Design is a tool that helps drive business performance, says the managing director of Designphase DBA. Indesignlive.asia’s Janice Seow has the story.
September 29th, 2011
Originally from Sydney, Australia, Derek MacKenzie has been living and working in Singapore since the early 1980s. Looking back, he observes that the level in which the country and companies here are willing to invest in design has increased significantly.
Under MacKenzie’s lead, Designphase DBA’s primary focus has been commercial work – both in Singapore and across the region.
Commerzbank
“We like the discipline of business. We like the deadlines, we like the budgets, we like the pragmatic approach. We like dealing with clients who respect that we can help their business be more profitable though design.
Commerzbank
“The office used to be considered a necessary cost. And it was a bit underappreciated in terms of its ability to be able to support a workforce where demands are made of the employees to perform exceptionally by the people who are the employers.
“But if the office isn’t providing them with the circumstances and the inspiration to continue to perform exceptionally then the office can fail in its duty.
“So as a business tool the employer wants the office to be able to support his usually quite well paid or certainly motivated employee to do better.”
Design helps drive the business of retail as well. The award-winning MBS Gift Shop reflects the glamour of the MBS development; mirrored surfaces make the small store appear twice as big.
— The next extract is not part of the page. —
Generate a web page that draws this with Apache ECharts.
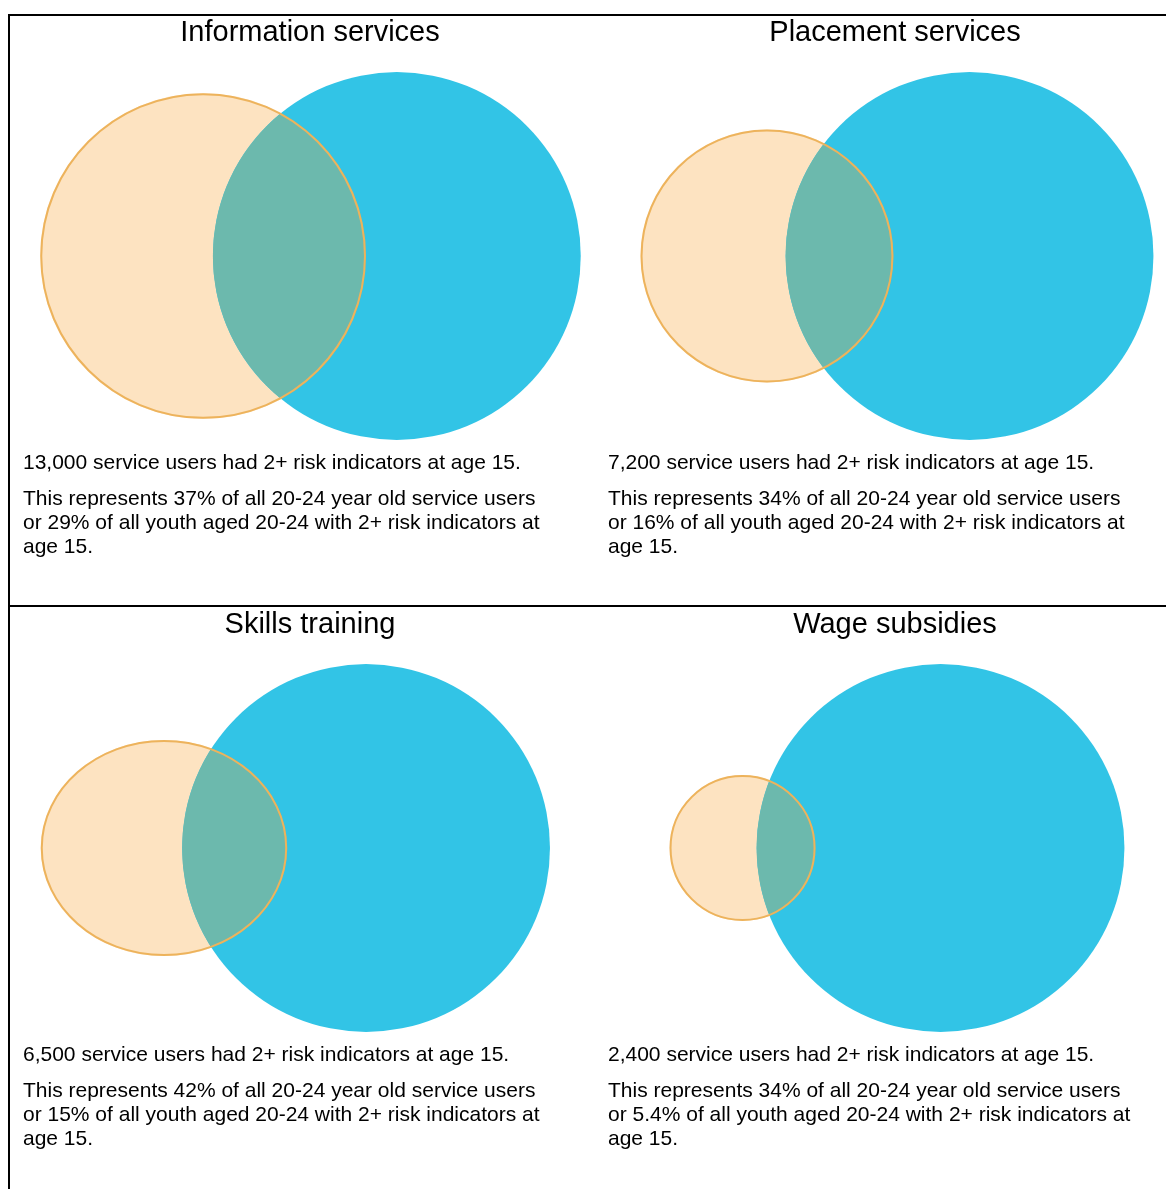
<!DOCTYPE html>
<html><head><meta charset="utf-8">
<script src="https://cdn.jsdelivr.net/npm/echarts@6.0.0/dist/echarts.min.js"></script>
<style>html,body{margin:0;padding:0;background:#fff}#c{width:1166px;height:1189px}</style>
</head><body><div id="c"></div>
<script>
// ---- data ----
const panelTitles = ['Information services', 'Placement services', 'Skills training', 'Wage subsidies'];
const sharedUsers = [13000, 7200, 6500, 2400];          // service users with 2+ risk indicators (overlap)
const pctOfServiceUsers = [37, 34, 42, 34];             // % of all 20-24 year old service users
const pctOfRiskYouth = [29, 16, 15, 5.4];               // % of all youth aged 20-24 with 2+ risk indicators
const riskYouthTotal = 44800;                           // all youth 20-24 with 2+ risk indicators (same population in every panel, estimated)

// ---- Venn geometry (area-proportional) ----
function lensArea(r1, r2, d) {
  if (d >= r1 + r2) return 0;
  if (d <= Math.abs(r1 - r2)) return Math.PI * Math.min(r1, r2) ** 2;
  const a1 = Math.acos((d * d + r1 * r1 - r2 * r2) / (2 * d * r1));
  const a2 = Math.acos((d * d + r2 * r2 - r1 * r1) / (2 * d * r2));
  const k = Math.sqrt((-d + r1 + r2) * (d + r1 - r2) * (d - r1 + r2) * (d + r1 + r2));
  return r1 * r1 * a1 + r2 * r2 * a2 - 0.5 * k;
}
function solveDistance(r1, r2, area) {
  let lo = Math.abs(r1 - r2), hi = r1 + r2;
  for (let i = 0; i < 80; i++) {
    const mid = (lo + hi) / 2;
    if (lensArea(r1, r2, mid) > area) lo = mid; else hi = mid;
  }
  return (lo + hi) / 2;
}
const venn = panelTitles.map((t, i) => {
  const users = sharedUsers[i] / (pctOfServiceUsers[i] / 100);
  const youth = riskYouthTotal;
  const r1 = Math.sqrt(users / Math.PI), r2 = Math.sqrt(youth / Math.PI);
  const d = solveDistance(r1, r2, sharedUsers[i]);
  const shift = (-r1 + d + r2) / 2;
  return { xo: -shift, xb: d - shift, r1, r2 };
});

// ---- layout ----
const C = { orangeFill: '#FDE3C1', orangeStroke: '#EDB35C', blue: '#32C4E6', overlap: '#6CB9AD' };
const panelCX = [310.5, 897, 310.5, 897];
const panelCY = [256, 256, 848, 848];
const orangeStretchX = [1, 1, 1.14, 1];   // the original artwork draws one orange shape slightly widened
const GW = 492.8, GH = 431.2;   // 320 x 280 data units (same px per unit on both axes)
const textX = [23, 608, 23, 608];
const textTop = [463, 463, 1055, 1055];

const fmt = n => n.toLocaleString('en-US');

const grids = [], xAxes = [], yAxes = [], series = [];
venn.forEach((v, i) => {
  grids.push({ left: panelCX[i] - GW / 2, top: panelCY[i] - GH / 2, width: GW, height: GH, containLabel: false });
  xAxes.push({ gridIndex: i, type: 'value', min: -160, max: 160, show: false });
  yAxes.push({ gridIndex: i, type: 'value', min: -140, max: 140, show: false });
  const sx = orangeStretchX[i];
  // kind: 0 orange fill, 1 blue fill, 2 overlap, 3 orange outline
  const data = [
    [v.xo, 0, v.r1, 0, v.xb, v.r2],
    [v.xb, 0, v.r2, 1, v.xo, v.r1],
    [v.xo, 0, v.r1, 2, v.xb, v.r2],
    [v.xo, 0, v.r1, 3, v.xb, v.r2]
  ];
  series.push({
    type: 'custom', xAxisIndex: i, yAxisIndex: i, silent: true, animation: false, clip: false,
    encode: { x: 0, y: 1 },
    data,
    renderItem: (params, api) => {
      const cx = api.value(0), cy = api.value(1), r = api.value(2), kind = api.value(3);
      const cx2 = api.value(4), r2 = api.value(5);
      if (kind === 1) {
        const c = api.coord([cx, cy]);
        const rp = api.size([r, 0])[0];
        return { type: 'circle', shape: { cx: c[0], cy: c[1], r: rp }, style: { fill: C.blue } };
      }
      // orange ellipse (right edge kept, width stretched by sx)
      const rx = r * sx, ry = r;
      const ex = cx + r - rx;
      if (kind === 0 || kind === 3) {
        const c = api.coord([ex, cy]);
        const sz = api.size([rx, ry]);
        const off = kind === 3 ? 1 : 0;
        return { type: 'ellipse', shape: { cx: c[0], cy: c[1], rx: sz[0] - off, ry: sz[1] - off },
          style: kind === 3 ? { fill: null, stroke: C.orangeStroke, lineWidth: 2 } : { fill: C.orangeFill } };
      }
      // overlap region: ellipse arc inside blue circle + blue arc inside ellipse
      const N = 1440, pts = [];
      for (let k = 0; k <= N; k++) {
        const t = Math.PI - 2 * Math.PI * k / N;
        const x = ex + rx * Math.cos(t), y = cy + ry * Math.sin(t);
        if ((x - cx2) ** 2 + (y - cy) ** 2 <= r2 * r2) pts.push(api.coord([x, y]));
      }
      for (let k = 0; k <= N; k++) {
        const t = 2 * Math.PI - 2 * Math.PI * k / N;
        const x = cx2 + r2 * Math.cos(t), y = cy + r2 * Math.sin(t);
        if (((x - ex) / rx) ** 2 + ((y - cy) / ry) ** 2 <= 1) pts.push(api.coord([x, y]));
      }
      return { type: 'polygon', shape: { points: pts }, style: { fill: C.overlap } };
    }
  });
});

const font = '"Liberation Sans", Arial, Helvetica, sans-serif';
const graphics = [
  { type: 'line', shape: { x1: 8, y1: 15, x2: 1166, y2: 15 }, style: { stroke: '#000', lineWidth: 2 } },
  { type: 'line', shape: { x1: 9, y1: 14, x2: 9, y2: 1189 }, style: { stroke: '#000', lineWidth: 2 } },
  { type: 'line', shape: { x1: 8, y1: 606, x2: 1166, y2: 606 }, style: { stroke: '#000', lineWidth: 2 } }
];
panelTitles.forEach((t, i) => {
  graphics.push({ type: 'text', x: [310, 895, 310, 895][i], y: i < 2 ? 33 : 625,
    style: { text: t, fill: '#000', fontFamily: font, fontSize: 29, textAlign: 'center', textVerticalAlign: 'middle' } });
  graphics.push({ type: 'text', x: textX[i], y: textTop[i],
    style: { text: fmt(sharedUsers[i]) + ' service users had 2+ risk indicators at age 15.', fill: '#000', fontFamily: font, fontSize: 21, textAlign: 'left', textVerticalAlign: 'middle' } });
  graphics.push({ type: 'text', x: textX[i], y: textTop[i] + 36 - 12,
    style: { text: 'This represents ' + pctOfServiceUsers[i] + '% of all 20-24 year old service users\nor ' + pctOfRiskYouth[i] + '% of all youth aged 20-24 with 2+ risk indicators at\nage 15.',
      fill: '#000', fontFamily: font, fontSize: 21, lineHeight: 24, textAlign: 'left', textVerticalAlign: 'top' } });
});

const chart = echarts.init(document.getElementById('c'), null, { renderer: 'canvas' });
chart.setOption({
  backgroundColor: '#fff',
  animation: false,
  grid: grids, xAxis: xAxes, yAxis: yAxes, series,
  graphic: graphics
});
</script></body></html>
Besides, says MacKenzie, the office “is becoming increasing part of the value proposition of the employer’s relationship with the employee”.
“So you can continue to throw higher and higher salaries at the employees to encourage them to stay with you but if your office is a dim and uninspiring dungeon of a workplace you can’t expect that your employees, no matter how much you pay them, are going to perform at their optimum.”
Hindustan Unilever HQ
Case in point, the firm’s work on the recently completed Unilever campus HQ in India was a notable and huge endeavour comprising 8 separate buildings on an 800,000 sq ft site with a built-in area of 450,000 sq ft to house some 2,000 employees.
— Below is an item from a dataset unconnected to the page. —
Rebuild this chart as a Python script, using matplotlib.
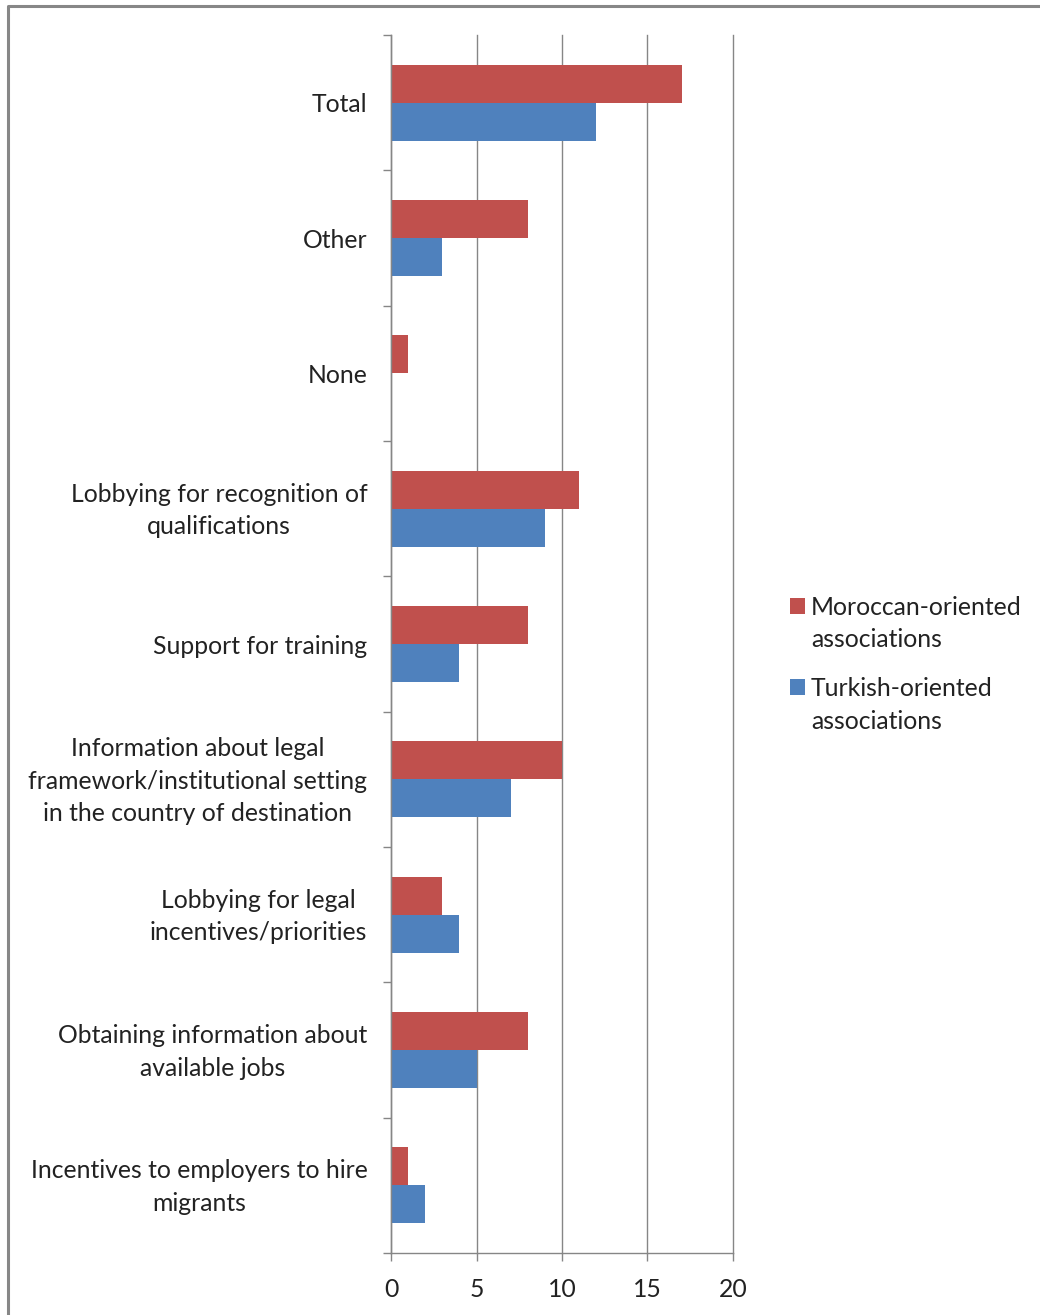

“They closed all their other offices in India and centralised all of their facilities in Mumbai. Part of the reason for that was the unification of the brand and the people under that brand,” says MacKenzie.
Besides practical design considerations, the team was charged to develop how the space was going to look and feel for Unilever.
The team studied the organisation, its products and its recent rebranding, and came up with 2 proposed schemes, with the concept “Sensory Sensational” receiving the client’s final vote.
Shag pile carpets on the walls of Unilever’s meeting rooms address acoustic issues.
“We wanted the sense of touch to be something that everybody would be able to appreciate all the way through,” says MacKenzie.
For example, all the workstations are white but half a dozen different laminates are used on different parts of each desk for textural effect; shag pile carpets are placed on the walls of meeting rooms to address acoustic issues, and for their colour and textural impact; meeting spaces are also drawn from inside the offices and turned into brand verandas with views of the air-conditioned street, visually enhanced with product representation, some with sensory impact.
Hindustan Unilever HQ
The new campus also houses a host of amenities such as gym and sports facilities, hotel accommodation, a bar and restaurant, a food court and a crèche. The feedback so far has been “quite fantastic” says MacKenzie.
MacKenzie stresses that design considerations are truly numerous, going far beyond the décor.
“It’s the performance… So how do the things work, and are they operating properly, do the doors open the right way, are the switches in the right position… just 10,000 things that go together to make one design.”